Exercise directions – Search the material for the word "TypeScript" and report each line where it turns up.
-=-=-
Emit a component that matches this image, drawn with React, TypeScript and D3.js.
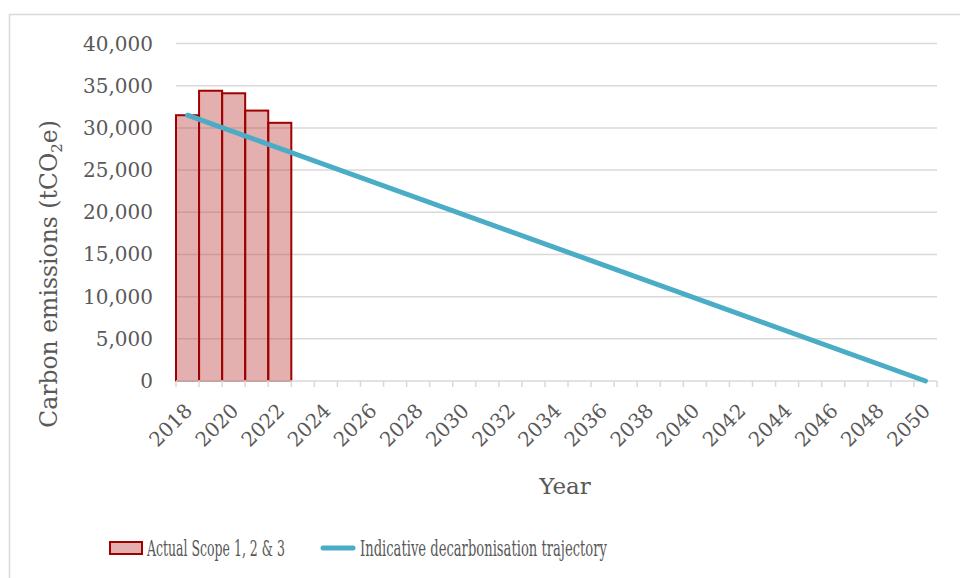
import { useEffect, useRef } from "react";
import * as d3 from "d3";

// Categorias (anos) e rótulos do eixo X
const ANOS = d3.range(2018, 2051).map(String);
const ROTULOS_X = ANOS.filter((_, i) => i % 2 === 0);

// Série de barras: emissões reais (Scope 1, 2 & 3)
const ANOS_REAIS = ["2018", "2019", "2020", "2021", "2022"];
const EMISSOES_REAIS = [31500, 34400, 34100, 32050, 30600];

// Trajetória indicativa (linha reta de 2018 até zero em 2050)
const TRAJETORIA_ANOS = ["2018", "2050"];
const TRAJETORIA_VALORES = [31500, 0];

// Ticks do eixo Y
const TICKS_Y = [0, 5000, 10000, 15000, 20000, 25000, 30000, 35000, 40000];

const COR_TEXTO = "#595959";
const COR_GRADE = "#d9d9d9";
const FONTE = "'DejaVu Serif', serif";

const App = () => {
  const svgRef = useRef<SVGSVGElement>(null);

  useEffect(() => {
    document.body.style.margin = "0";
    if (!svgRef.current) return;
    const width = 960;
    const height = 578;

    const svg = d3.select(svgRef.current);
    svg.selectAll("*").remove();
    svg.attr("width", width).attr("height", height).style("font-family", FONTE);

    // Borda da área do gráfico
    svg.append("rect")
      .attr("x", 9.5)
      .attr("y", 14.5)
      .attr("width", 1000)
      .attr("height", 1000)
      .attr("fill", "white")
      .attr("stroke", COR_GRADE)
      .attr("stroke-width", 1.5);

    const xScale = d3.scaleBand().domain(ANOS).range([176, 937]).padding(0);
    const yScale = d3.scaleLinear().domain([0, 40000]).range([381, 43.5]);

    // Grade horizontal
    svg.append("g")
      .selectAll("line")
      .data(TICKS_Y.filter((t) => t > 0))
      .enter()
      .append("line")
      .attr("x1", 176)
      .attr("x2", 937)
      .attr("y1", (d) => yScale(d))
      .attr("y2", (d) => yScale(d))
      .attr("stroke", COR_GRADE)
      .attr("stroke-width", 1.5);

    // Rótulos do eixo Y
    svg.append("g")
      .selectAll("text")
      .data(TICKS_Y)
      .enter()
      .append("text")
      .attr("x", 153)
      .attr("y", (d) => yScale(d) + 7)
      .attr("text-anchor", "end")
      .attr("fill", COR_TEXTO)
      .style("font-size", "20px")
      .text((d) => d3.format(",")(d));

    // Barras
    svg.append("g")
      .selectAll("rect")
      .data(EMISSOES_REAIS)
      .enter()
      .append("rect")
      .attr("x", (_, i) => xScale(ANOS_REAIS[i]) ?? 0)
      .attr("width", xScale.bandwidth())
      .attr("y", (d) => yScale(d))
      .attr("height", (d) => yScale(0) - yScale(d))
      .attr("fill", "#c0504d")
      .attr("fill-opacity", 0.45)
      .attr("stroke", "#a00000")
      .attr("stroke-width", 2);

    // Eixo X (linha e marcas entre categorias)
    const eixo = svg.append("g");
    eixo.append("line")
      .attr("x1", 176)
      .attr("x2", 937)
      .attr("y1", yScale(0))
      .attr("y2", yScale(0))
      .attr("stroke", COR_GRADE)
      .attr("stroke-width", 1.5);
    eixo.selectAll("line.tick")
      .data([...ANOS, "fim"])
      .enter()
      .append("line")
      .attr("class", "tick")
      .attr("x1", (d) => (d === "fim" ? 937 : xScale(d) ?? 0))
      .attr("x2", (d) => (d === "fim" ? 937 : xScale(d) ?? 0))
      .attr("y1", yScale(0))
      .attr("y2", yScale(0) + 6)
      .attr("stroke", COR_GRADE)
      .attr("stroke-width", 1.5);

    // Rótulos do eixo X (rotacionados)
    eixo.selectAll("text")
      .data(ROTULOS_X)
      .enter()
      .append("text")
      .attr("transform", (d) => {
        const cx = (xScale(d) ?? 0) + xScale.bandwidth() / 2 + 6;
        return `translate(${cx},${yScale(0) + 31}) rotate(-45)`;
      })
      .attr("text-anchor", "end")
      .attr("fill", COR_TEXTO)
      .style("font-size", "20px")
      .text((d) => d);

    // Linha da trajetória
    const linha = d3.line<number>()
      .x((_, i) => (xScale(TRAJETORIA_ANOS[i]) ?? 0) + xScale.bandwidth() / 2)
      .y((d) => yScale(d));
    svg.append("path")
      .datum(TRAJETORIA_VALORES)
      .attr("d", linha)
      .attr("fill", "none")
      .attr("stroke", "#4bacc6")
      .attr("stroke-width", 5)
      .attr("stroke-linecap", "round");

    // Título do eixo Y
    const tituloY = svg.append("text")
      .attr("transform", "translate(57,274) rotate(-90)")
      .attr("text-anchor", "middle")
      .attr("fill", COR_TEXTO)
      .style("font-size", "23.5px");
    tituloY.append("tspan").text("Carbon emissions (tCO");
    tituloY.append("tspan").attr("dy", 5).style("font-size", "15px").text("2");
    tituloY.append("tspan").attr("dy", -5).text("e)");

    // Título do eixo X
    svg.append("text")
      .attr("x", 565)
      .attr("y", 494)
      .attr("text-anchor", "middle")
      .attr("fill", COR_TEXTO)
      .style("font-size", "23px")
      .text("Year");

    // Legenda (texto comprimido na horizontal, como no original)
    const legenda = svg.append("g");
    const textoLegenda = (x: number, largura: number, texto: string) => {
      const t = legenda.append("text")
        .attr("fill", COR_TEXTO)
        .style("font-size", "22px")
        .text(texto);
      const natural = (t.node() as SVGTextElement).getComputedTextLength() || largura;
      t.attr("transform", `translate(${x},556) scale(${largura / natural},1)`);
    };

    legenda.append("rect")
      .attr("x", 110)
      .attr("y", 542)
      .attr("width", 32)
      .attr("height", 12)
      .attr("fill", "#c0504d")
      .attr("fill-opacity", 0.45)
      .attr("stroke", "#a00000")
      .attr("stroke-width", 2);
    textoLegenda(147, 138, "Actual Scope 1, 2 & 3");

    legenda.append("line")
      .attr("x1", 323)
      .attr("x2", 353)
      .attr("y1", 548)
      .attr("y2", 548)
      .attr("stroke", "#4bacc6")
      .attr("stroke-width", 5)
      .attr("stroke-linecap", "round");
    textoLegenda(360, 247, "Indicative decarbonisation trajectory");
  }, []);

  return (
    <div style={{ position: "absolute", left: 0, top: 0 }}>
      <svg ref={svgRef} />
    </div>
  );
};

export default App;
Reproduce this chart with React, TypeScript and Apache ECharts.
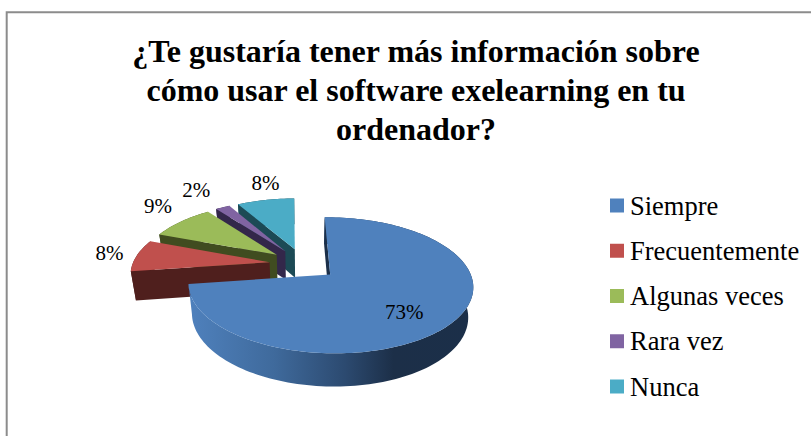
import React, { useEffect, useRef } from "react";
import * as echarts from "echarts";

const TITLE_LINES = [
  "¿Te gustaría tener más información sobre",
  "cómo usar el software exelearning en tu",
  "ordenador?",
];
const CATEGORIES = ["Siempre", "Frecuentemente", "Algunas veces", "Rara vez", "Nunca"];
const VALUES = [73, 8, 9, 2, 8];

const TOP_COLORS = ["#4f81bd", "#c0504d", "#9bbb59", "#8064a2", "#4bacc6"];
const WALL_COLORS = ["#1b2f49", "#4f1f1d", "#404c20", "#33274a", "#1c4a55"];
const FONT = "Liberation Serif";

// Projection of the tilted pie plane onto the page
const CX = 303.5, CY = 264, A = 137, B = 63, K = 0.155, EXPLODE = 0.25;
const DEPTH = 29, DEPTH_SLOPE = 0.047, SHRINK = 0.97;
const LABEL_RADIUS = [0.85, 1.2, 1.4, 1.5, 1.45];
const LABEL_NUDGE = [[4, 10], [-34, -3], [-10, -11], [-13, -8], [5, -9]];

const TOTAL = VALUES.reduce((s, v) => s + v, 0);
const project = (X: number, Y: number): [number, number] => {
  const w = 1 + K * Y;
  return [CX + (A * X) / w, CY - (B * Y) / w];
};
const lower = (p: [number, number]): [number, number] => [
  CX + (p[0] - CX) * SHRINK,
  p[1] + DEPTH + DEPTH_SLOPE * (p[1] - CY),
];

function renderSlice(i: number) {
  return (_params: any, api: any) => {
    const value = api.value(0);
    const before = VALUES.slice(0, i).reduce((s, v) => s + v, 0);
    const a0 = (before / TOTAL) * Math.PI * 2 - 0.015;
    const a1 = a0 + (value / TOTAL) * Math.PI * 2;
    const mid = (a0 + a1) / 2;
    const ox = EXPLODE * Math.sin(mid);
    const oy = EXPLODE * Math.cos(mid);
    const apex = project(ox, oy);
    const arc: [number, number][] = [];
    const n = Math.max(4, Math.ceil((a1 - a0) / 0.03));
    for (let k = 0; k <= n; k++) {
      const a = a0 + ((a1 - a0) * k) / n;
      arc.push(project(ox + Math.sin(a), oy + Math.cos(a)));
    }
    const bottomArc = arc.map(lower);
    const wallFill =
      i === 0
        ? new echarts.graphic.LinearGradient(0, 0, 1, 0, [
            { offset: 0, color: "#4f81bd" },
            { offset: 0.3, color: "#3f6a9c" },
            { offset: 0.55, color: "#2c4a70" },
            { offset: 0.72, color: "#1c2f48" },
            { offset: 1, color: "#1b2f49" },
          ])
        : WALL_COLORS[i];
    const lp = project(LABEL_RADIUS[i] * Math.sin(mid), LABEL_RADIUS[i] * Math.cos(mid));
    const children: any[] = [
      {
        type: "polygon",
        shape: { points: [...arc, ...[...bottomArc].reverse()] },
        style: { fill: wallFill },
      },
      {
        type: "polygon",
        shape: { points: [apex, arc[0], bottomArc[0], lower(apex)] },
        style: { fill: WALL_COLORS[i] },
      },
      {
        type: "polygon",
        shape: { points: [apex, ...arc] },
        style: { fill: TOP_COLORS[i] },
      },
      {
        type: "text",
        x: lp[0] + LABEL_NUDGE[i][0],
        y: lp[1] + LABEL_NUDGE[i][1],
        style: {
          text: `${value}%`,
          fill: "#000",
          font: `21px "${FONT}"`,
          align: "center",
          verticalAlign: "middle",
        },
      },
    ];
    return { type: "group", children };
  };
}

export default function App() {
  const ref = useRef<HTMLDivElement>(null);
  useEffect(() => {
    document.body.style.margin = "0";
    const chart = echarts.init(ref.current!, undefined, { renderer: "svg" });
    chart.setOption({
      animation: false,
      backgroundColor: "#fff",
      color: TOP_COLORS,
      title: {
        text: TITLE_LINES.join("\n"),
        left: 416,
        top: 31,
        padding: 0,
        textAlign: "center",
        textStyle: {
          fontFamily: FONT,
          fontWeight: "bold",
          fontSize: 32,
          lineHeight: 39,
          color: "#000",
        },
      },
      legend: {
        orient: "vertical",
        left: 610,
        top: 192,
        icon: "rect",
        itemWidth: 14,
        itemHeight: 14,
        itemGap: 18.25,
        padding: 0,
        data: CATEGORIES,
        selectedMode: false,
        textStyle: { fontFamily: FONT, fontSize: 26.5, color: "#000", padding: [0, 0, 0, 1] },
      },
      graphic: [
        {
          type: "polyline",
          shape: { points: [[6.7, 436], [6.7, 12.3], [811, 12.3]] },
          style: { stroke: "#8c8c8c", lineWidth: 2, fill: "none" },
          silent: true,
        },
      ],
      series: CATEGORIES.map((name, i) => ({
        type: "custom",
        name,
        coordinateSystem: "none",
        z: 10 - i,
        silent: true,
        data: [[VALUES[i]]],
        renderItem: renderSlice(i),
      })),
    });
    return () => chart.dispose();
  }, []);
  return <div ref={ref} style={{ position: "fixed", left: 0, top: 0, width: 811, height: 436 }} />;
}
-=-=-
Full response –
Emit a component that matches this image, drawn with React, TypeScript and D3.js.
Reproduce this chart with React, TypeScript and Apache ECharts.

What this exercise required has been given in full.